こんにちは! Dr ニーアです。
久しぶりの投稿となってしまいました。本日は日本全国で毎日話題となっているコロナウイルスが医療現場に与えている影響と、現状を冷静に見る事の重要性についてお話します。
コロナウイルスがもたらしているもの
毎日、インターネットやテレビではコロナウイルスによる感染者数が世界的に増えているという報道と共に、生活に大きな支障が出ているということが報道されています。
確かに、コロナウイルスにより、病院内の環境に大きな変化が生じています。
一例を挙げると
●発熱外来が他の症状とは別の場所で診察されるようになった。
●患者の面会には制限がかかっており、急を要する場合以外、断られている。
●マスク未着用者の院内入館制限
●特別入院病床がコロナウイルス専用病床として確保されている
●コロナウイルス患者収容用の病院が稼働している
などがあり、また、ここ数日では医者であることの身分証明書も求められるようになり、また、手術室内におけるマスク在庫の枯渇なども生じています。
しかし、これは本当に全てがコロナウイルスのせいなのでしょうか?
そもそも、日本におけるコロナウイルスの感染者数はご存知でしょうか?
現時点(2020年3月11日時点)で日本国内では感染者568名、死亡者12名と発表されていますが、この数字をどのように感じますか?
確かに、集団(クラスター)感染の感染力は強く、若年者でもコロナウイルス関連肺炎で非常に重篤になっている方もいます。
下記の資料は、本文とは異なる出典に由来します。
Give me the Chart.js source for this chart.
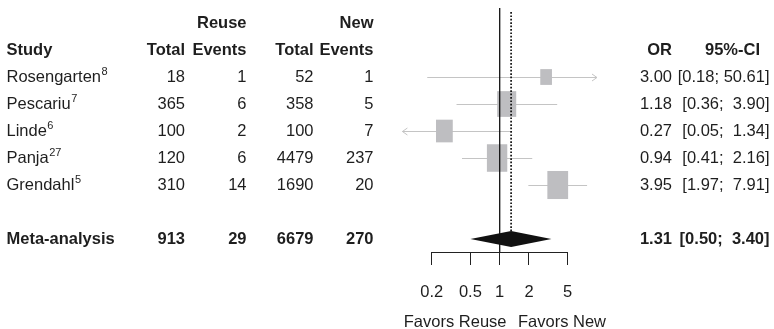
<!DOCTYPE html>
<html>
<head>
<meta charset="utf-8">
<script src="https://cdn.jsdelivr.net/npm/chart.js@4"></script>
<style>
  html, body { margin: 0; padding: 0; background: #fff; }
  canvas { display: block; }
</style>
</head>
<body>
<canvas id="forest" width="774" height="329"></canvas>
<script>
// Study data
const studies = ['Rosengarten', 'Pescariu', 'Linde', 'Panja', 'Grendahl'];
const refs = ['8', '7', '6', '27', '5'];
const reuseTotal = [18, 365, 100, 120, 310];
const reuseEvents = [1, 6, 2, 6, 14];
const newTotal = [52, 358, 100, 4479, 1690];
const newEvents = [1, 5, 7, 237, 20];
const oddsRatio = [3.00, 1.18, 0.27, 0.94, 3.95];
const ciLower = [0.18, 0.36, 0.05, 0.41, 1.97];
const ciUpper = [50.61, 3.90, 1.34, 2.16, 7.91];
const weights = [8.4, 22.3, 17.3, 25.5, 26.5]; // % weight

// Pooled estimate
const metaLabel = 'Meta-analysis';
const metaTotals = [913, 29, 6679, 270];
const metaOR = 1.31;
const metaLower = 0.50;
const metaUpper = 3.40;

// Axis
const xTicks = [0.2, 0.5, 1, 2, 5];
const xLimits = [0.1, 10];

const FONT = '"Liberation Sans", Arial, Helvetica, sans-serif';
const FS = 16.5;
const TEXT = '#1e1e1e';

function fmt(v) {
  return v.toFixed(2);
}
function ciText(lo, hi) {
  const h = fmt(hi);
  return '[' + fmt(lo) + ';' + (h.length < 5 ? '  ' : ' ') + h + ']';
}

const forestPlugin = {
  id: 'forest',
  afterDraw(chart) {
    const { ctx, chartArea } = chart;
    const x = chart.scales.x;
    const y = chart.scales.y;
    const px = (v) => x.getPixelForValue(v);
    const py = (k) => y.getPixelForValue(k);
    const metaRow = studies.length + 1;

    ctx.save();

    // confidence intervals, clipped to xlim with arrows
    ctx.strokeStyle = '#c4c4c4';
    ctx.lineWidth = 1;
    studies.forEach((s, i) => {
      const yy = Math.round(py(i)) + 0.5;
      const lo = Math.max(ciLower[i], xLimits[0]);
      const hi = Math.min(ciUpper[i], xLimits[1]);
      ctx.beginPath();
      ctx.moveTo(px(lo), yy);
      ctx.lineTo(px(hi), yy);
      ctx.stroke();
      if (ciLower[i] < xLimits[0]) {
        const ax = px(xLimits[0]);
        ctx.beginPath();
        ctx.moveTo(ax + 5, yy - 3.5);
        ctx.lineTo(ax, yy);
        ctx.lineTo(ax + 5, yy + 3.5);
        ctx.stroke();
      }
      if (ciUpper[i] > xLimits[1]) {
        const ax = px(xLimits[1]);
        ctx.beginPath();
        ctx.moveTo(ax - 5, yy - 3.5);
        ctx.lineTo(ax, yy);
        ctx.lineTo(ax - 5, yy + 3.5);
        ctx.stroke();
      }
    });

    // boxes sized by weight
    ctx.fillStyle = '#bebec1';
    studies.forEach((s, i) => {
      const h = Math.sqrt(weights[i]) * 5.45;
      const w = h * 0.74;
      ctx.fillRect(px(oddsRatio[i]) - w / 2, py(i) - h / 2, w, h);
    });

    // line of no effect
    ctx.strokeStyle = '#111';
    ctx.lineWidth = 1.3;
    ctx.beginPath();
    ctx.moveTo(px(1), chartArea.top);
    ctx.lineTo(px(1), chartArea.bottom);
    ctx.stroke();

    // pooled estimate (dotted)
    ctx.lineWidth = 1.7;
    ctx.setLineDash([1.7, 1.7]);
    ctx.beginPath();
    ctx.moveTo(px(metaOR), chartArea.top + 4);
    ctx.lineTo(px(metaOR), py(metaRow) - 8);
    ctx.stroke();
    ctx.setLineDash([]);

    // diamond
    const dy = py(metaRow);
    ctx.fillStyle = '#111';
    ctx.beginPath();
    ctx.moveTo(px(metaLower), dy);
    ctx.lineTo(px(metaOR), dy - 8);
    ctx.lineTo(px(metaUpper), dy);
    ctx.lineTo(px(metaOR), dy + 8);
    ctx.closePath();
    ctx.fill();

    // table text
    const cols = [185, 246.5, 313.5, 373.5];
    const orRight = 672;
    const ciRight = 769.5;
    const regular = FS + 'px ' + FONT;
    const bold = 'bold ' + FS + 'px ' + FONT;
    ctx.fillStyle = TEXT;
    ctx.textBaseline = 'middle';

    ctx.font = bold;
    ctx.textAlign = 'right';
    ctx.fillText('Reuse', cols[1], py(-2));
    ctx.fillText('New', cols[3], py(-2));
    ctx.fillText('Total', cols[0], py(-1));
    ctx.fillText('Events', cols[1], py(-1));
    ctx.fillText('Total', cols[2], py(-1));
    ctx.fillText('Events', cols[3], py(-1));
    ctx.fillText('OR', orRight, py(-1));
    ctx.fillText('95%-CI', 760, py(-1));
    ctx.textAlign = 'left';
    ctx.fillText('Study', 6.5, py(-1));

    studies.forEach((s, i) => {
      const yy = py(i);
      ctx.font = regular;
      ctx.textAlign = 'left';
      ctx.fillText(s, 6.5, yy);
      const sw = ctx.measureText(s).width;
      ctx.font = '11px ' + FONT;
      ctx.fillText(refs[i], 6.5 + sw + 0.5, yy - 5.5);
      ctx.font = regular;
      ctx.textAlign = 'right';
      [reuseTotal[i], reuseEvents[i], newTotal[i], newEvents[i]].forEach((v, c) => {
        ctx.fillText(String(v), cols[c], yy);
      });
      ctx.fillText(fmt(oddsRatio[i]), orRight, yy);
      ctx.fillText(ciText(ciLower[i], ciUpper[i]), ciRight, yy);
    });

    ctx.font = bold;
    ctx.textAlign = 'left';
    ctx.fillText(metaLabel, 6.5, dy);
    ctx.textAlign = 'right';
    metaTotals.forEach((v, c) => ctx.fillText(String(v), cols[c], dy));
    ctx.fillText(fmt(metaOR), orRight, dy);
    ctx.fillText(ciText(metaLower, metaUpper), ciRight, dy);

    // direction labels
    ctx.font = regular;
    ctx.textAlign = 'right';
    ctx.fillText('Favors Reuse', 506.5, 322);
    ctx.textAlign = 'left';
    ctx.fillText('Favors New', 518, 322);

    ctx.restore();
  }
};

new Chart(document.getElementById('forest'), {
  type: 'scatter',
  data: {
    datasets: [{
      data: oddsRatio.map((v, i) => ({ x: v, y: i })),
      pointRadius: 0
    }]
  },
  options: {
    responsive: false,
    animation: false,
    devicePixelRatio: 1,
    layout: { padding: { left: 431.7, right: 206.3, top: 8, bottom: 7 } },
    plugins: { legend: { display: false }, tooltip: { enabled: false } },
    scales: {
      x: {
        type: 'logarithmic',
        min: 0.2,
        max: 5,
        afterBuildTicks: (scale) => {
          scale.ticks = xTicks.map((v) => ({ value: v }));
        },
        afterFit: (scale) => {
          scale.height = 70;
        },
        ticks: {
          autoSkip: false,
          maxRotation: 0,
          padding: 18,
          color: TEXT,
          font: { family: FONT, size: FS },
          callback: (v) => String(v)
        },
        grid: { drawOnChartArea: false, drawTicks: true, tickLength: 13, color: '#222', lineWidth: 1 },
        border: { display: true, color: '#222', width: 1 }
      },
      y: {
        type: 'linear',
        reverse: true,
        min: -2.556,
        max: 6.481,
        display: false
      }
    }
  },
  plugins: [forestPlugin]
});
</script>
</body>
</html>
日本麻酔科医学会は新型コロナウイルス感染症の確定例・疑い例に対する感染対策について公表したり、集中治療医学会はECMO相談窓口の開設を行ったりと、学会単位で異例の対応も行っています。
しかし、その一方で今年は殆ど取り上げられる機会が減っているインフルエンザの感染者数と比較すると、少し、異常な取り上げられ方ではないでしょうか。
現状を冷静に見る
2019年のインフルエンザ死亡者数は1か月で50人以上になった月もありました。自分の所属する病院内でも毎年1~2人はインフルエンザに関連した肺炎で亡くなりました。
例年、冬が来ると『インフルエンザの季節前、予防接種のために病院に殺到』といった内容や、『インフルエンザにならないように手洗い、うがいをしましょう』という程度のニュース程度しかありませんが、今年は同じような呼吸器合併症を生じるウイルスが現状、インフルエンザ感染者、死亡者よりも低いにも関わらず、インフルエンザとは全く異なる状況を作り出しています。
マスク転売問題、周回活動自粛、労働生産性の低下、そして株価にも強い影響を及ぼすなど、経済に影響を与え、一方では、マスク無しで咳をしたことで喧嘩になったり、マスクが無いことでスーパーやドラッグストアにクレームを入れたり、コロナウイルス感染者が他人に感染させようとする行動を取るなど、歪んだ行動が目立っています。
これらの事は、コロナウイルスをきっかけとした人間が起こしている事です。コロナウイルスは人を殴らないし、罵詈雑言を浴びせかけたりしません。また、マスクの買い占めや株価を直接下げたりはしません。
どんな時も普段通りでいることはできませんが、これまでに無い状況が訪れている時こそ、現状を冷静に分析し、行動をしたいものです。